Return to King Arthur

Glastonbury Tor

"...the wondrous events appeared and the adventures were sought out which, whether for love of his generosity, or for fear of his bravery, are so often told about Arthur that they have become the stuff of fiction: not all lies, not all truth, neither total folly nor total wisdom. The raconteurs have told so many yarns, the story-tellers so many stories, to embellish their tales, that they have made it all appear fiction."

Wace, Le Roman de Brut

Three sources, Gildas, the Welsh Annals, and Nennius, are the first to refer to the figure of Arthur, although hundreds of years later.

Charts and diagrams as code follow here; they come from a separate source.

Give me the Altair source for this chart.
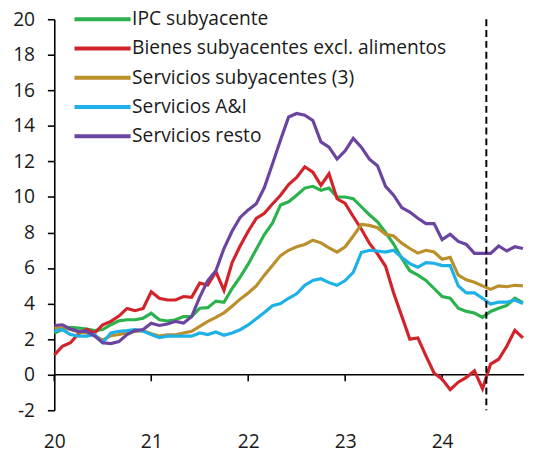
import altair as alt
import pandas as pd

series_names = [
    "IPC subyacente",
    "Bienes subyacentes excl. alimentos",
    "Servicios subyacentes (3)",
    "Servicios A&I",
    "Servicios resto",
]
colors = ["#2bb24c", "#d2232a", "#bb8f2a", "#1eb1e7", "#6a44a0"]

ipc = [2.35, 2.54, 2.67, 2.63, 2.57, 2.48, 2.54, 2.81, 3.03, 3.09, 3.09, 3.18, 3.46, 3.09, 3.02,
       3.09, 3.27, 3.27, 3.74, 3.77, 4.14, 4.07, 4.84, 5.49, 6.22, 7.06, 7.89, 8.53, 9.55, 9.73,
       10.1, 10.5, 10.6, 10.38, 10.5, 10.0, 10.0, 9.9, 9.45, 9.0, 8.6, 8.0, 7.35, 6.55, 5.85,
       5.6, 5.3, 4.85, 4.4, 4.3, 3.74, 3.56, 3.47, 3.23, 3.56, 3.74, 3.9, 4.3, 4.06]
bienes = [1.1, 1.6, 1.8, 2.3, 2.55, 2.35, 2.8, 3.0, 3.3, 3.73, 3.6, 3.73, 4.67, 4.3, 4.2,
          4.2, 4.4, 4.35, 5.15, 5.05, 5.8, 4.75, 6.3, 7.24, 8.07, 8.8, 9.08, 9.6, 10.1, 10.7,
          11.1, 11.7, 11.4, 10.65, 11.3, 9.9, 9.64, 8.9, 8.2, 7.4, 6.8, 6.1, 4.6, 3.3, 2.0,
          2.07, 1.06, 0.1, -0.25, -0.84, -0.42, -0.15, 0.22, -0.79, 0.6, 0.87, 1.6, 2.5, 2.07]
servicios = [2.63, 2.63, 2.54, 2.4, 2.35, 2.2, 1.95, 2.2, 2.26, 2.35, 2.44, 2.48, 2.3, 2.17, 2.25,
             2.25, 2.35, 2.44, 2.72, 3.0, 3.22, 3.48, 3.85, 4.25, 4.6, 5.0, 5.6, 6.15, 6.7, 7.0,
             7.2, 7.33, 7.57, 7.42, 7.14, 6.9, 7.2, 7.8, 8.45, 8.4, 8.27, 7.9, 7.8, 7.4, 7.1,
             6.84, 7.0, 6.9, 6.5, 6.6, 5.6, 5.34, 5.2, 5.0, 4.8, 5.0, 4.95, 5.03, 5.0]
ayi = [2.44, 2.54, 2.26, 2.17, 2.17, 2.26, 1.8, 2.35, 2.44, 2.48, 2.54, 2.44, 2.26, 2.08, 2.17,
       2.17, 2.17, 2.17, 2.35, 2.26, 2.4, 2.22, 2.35, 2.53, 2.8, 3.15, 3.5, 3.88, 4.0, 4.3,
       4.55, 5.03, 5.3, 5.4, 5.18, 5.03, 5.3, 5.76, 6.87, 7.0, 6.96, 6.9, 7.0, 6.6, 6.25,
       6.05, 6.3, 6.27, 6.14, 6.14, 5.0, 4.6, 4.6, 4.3, 3.97, 4.08, 4.08, 4.2, 4.0]
resto = [2.77, 2.81, 2.57, 2.44, 2.44, 2.17, 1.8, 1.75, 1.86, 2.26, 2.48, 2.54, 2.9, 2.77, 2.85,
         3.0, 2.9, 3.27, 4.37, 5.3, 5.85, 7.1, 8.07, 8.85, 9.27, 9.62, 10.53, 11.85, 13.2, 14.5,
         14.7, 14.6, 14.3, 13.1, 12.8, 12.13, 12.6, 13.3, 12.8, 12.13, 11.76, 10.6, 10.1, 9.4, 9.15,
         8.8, 8.5, 8.5, 7.6, 7.9, 7.5, 7.33, 6.83, 6.83, 6.83, 7.24, 6.96, 7.2, 7.1]

year_ticks = [20, 21, 22, 23, 24]
y_ticks = [-2, 0, 2, 4, 6, 8, 10, 12, 14, 16, 18, 20]
cutoff = [24.456]

n = len(ipc)
t_vals = [20 + i / 12 for i in range(n)]
rows = []
for k, (name, vals) in enumerate(zip(series_names, [ipc, bienes, servicios, ayi, resto])):
    for t, v in zip(t_vals, vals):
        rows.append({"t": t, "v": v, "serie": name, "k": k})
df = pd.DataFrame(rows)

FONT = "Open Sans"
TXT = "#1a1a1a"
x_scale = alt.Scale(domain=[20, 24.845], nice=False, zero=False)
y_scale = alt.Scale(domain=[-2, 20], nice=False, zero=False)

x_axis = alt.Axis(values=year_ticks, labelExpr="'' + datum.value", title=None,
                  domain=False, ticks=False, tickSize=0, labelPadding=23,
                  grid=False, labelFlush=False, labelOverlap=False,
                  labelFontSize=19.5, labelFont=FONT, labelColor=TXT)
y_axis = alt.Axis(values=y_ticks, labelExpr="'' + datum.value", title=None,
                  grid=False, tickSize=7, labelPadding=13, labelFlush=False,
                  labelOverlap=False, labelBound=False, domainColor="black",
                  tickColor="black", domainWidth=1.6, tickWidth=1.6,
                  labelFontSize=19.5, labelFont=FONT, labelColor=TXT)

lines = alt.Chart(df).mark_line(strokeWidth=3.2).encode(
    x=alt.X("t:Q", scale=x_scale, axis=x_axis),
    y=alt.Y("v:Q", scale=y_scale, axis=y_axis),
    color=alt.Color("serie:N", scale=alt.Scale(domain=series_names, range=colors),
                    legend=alt.Legend(orient="none", legendX=37, legendY=-12, title=None,
                                      symbolType="M-2.85,0H2.85", symbolSize=400,
                                      symbolStrokeWidth=4, labelFontSize=19.5,
                                      labelFont=FONT, labelColor=TXT, labelOffset=18,
                                      rowPadding=7.7, labelLimit=0)),
    order=alt.Order("k:Q"),
)

zero_line = alt.Chart(pd.DataFrame({"y": [0]})).mark_rule(
    color="black", strokeWidth=1.6).encode(y=alt.Y("y:Q", scale=y_scale, axis=y_axis))

tick_df = pd.DataFrame({"t": year_ticks, "y0": [0] * 5, "y1": [-0.37] * 5})
x_tick_marks = alt.Chart(tick_df).mark_rule(color="black", strokeWidth=1.6).encode(
    x=alt.X("t:Q", scale=x_scale, axis=x_axis),
    y=alt.Y("y0:Q", scale=y_scale, axis=y_axis),
    y2="y1:Q")

dashed = alt.Chart(pd.DataFrame({"t": cutoff})).mark_rule(
    color="black", strokeWidth=2, strokeDash=[7, 4]).encode(
    x=alt.X("t:Q", scale=x_scale, axis=x_axis))

chart = alt.layer(zero_line, x_tick_marks, lines, dashed).properties(
    width=477, height=397,
    autosize=alt.AutoSizeParams(type="none"),
    padding={"left": 47, "top": 8, "right": 3, "bottom": 40},
).configure_view(stroke=None).configure_axis(labelOverlap=False)

chart.save("out.html", embed_options={"renderer": "svg", "actions": False})
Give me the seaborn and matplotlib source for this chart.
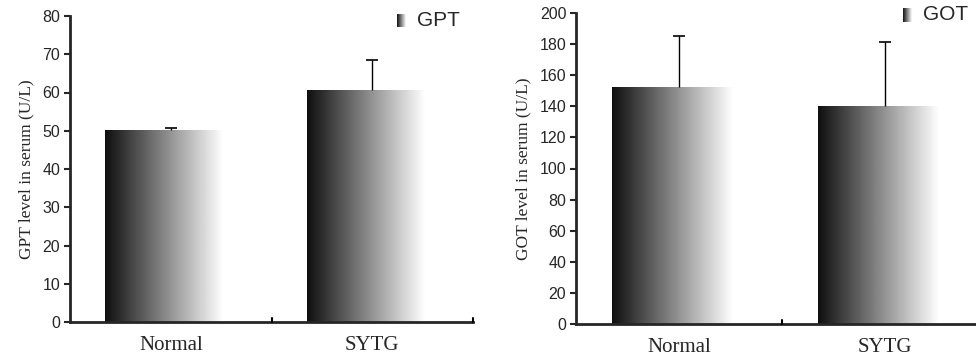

The earliest manuscript of Gildas, who wrote in the mid-sixth century and whose text was available to Bede in AD 731, when he finished his Ecclesiastical History, is from the tenth century, four hundred years later. It is this manuscript (Vitellius A.vi), which was badly damaged when Cotton's library was destroyed by fire, that is the exemplar of all later twelfth-century, and later, copies. The best text of Nennius, who wrote in AD 829, if not earlier, is from the eleventh century. All mention the battle at Badon hill, which occurred at the end of the fifth century or early in the sixth. But it is Ambrosius who is victorious.

The Arthur of legend is more the creation of Geoffrey of Monmouth, Chrétien de Troyes, Mallory, and Tennyson.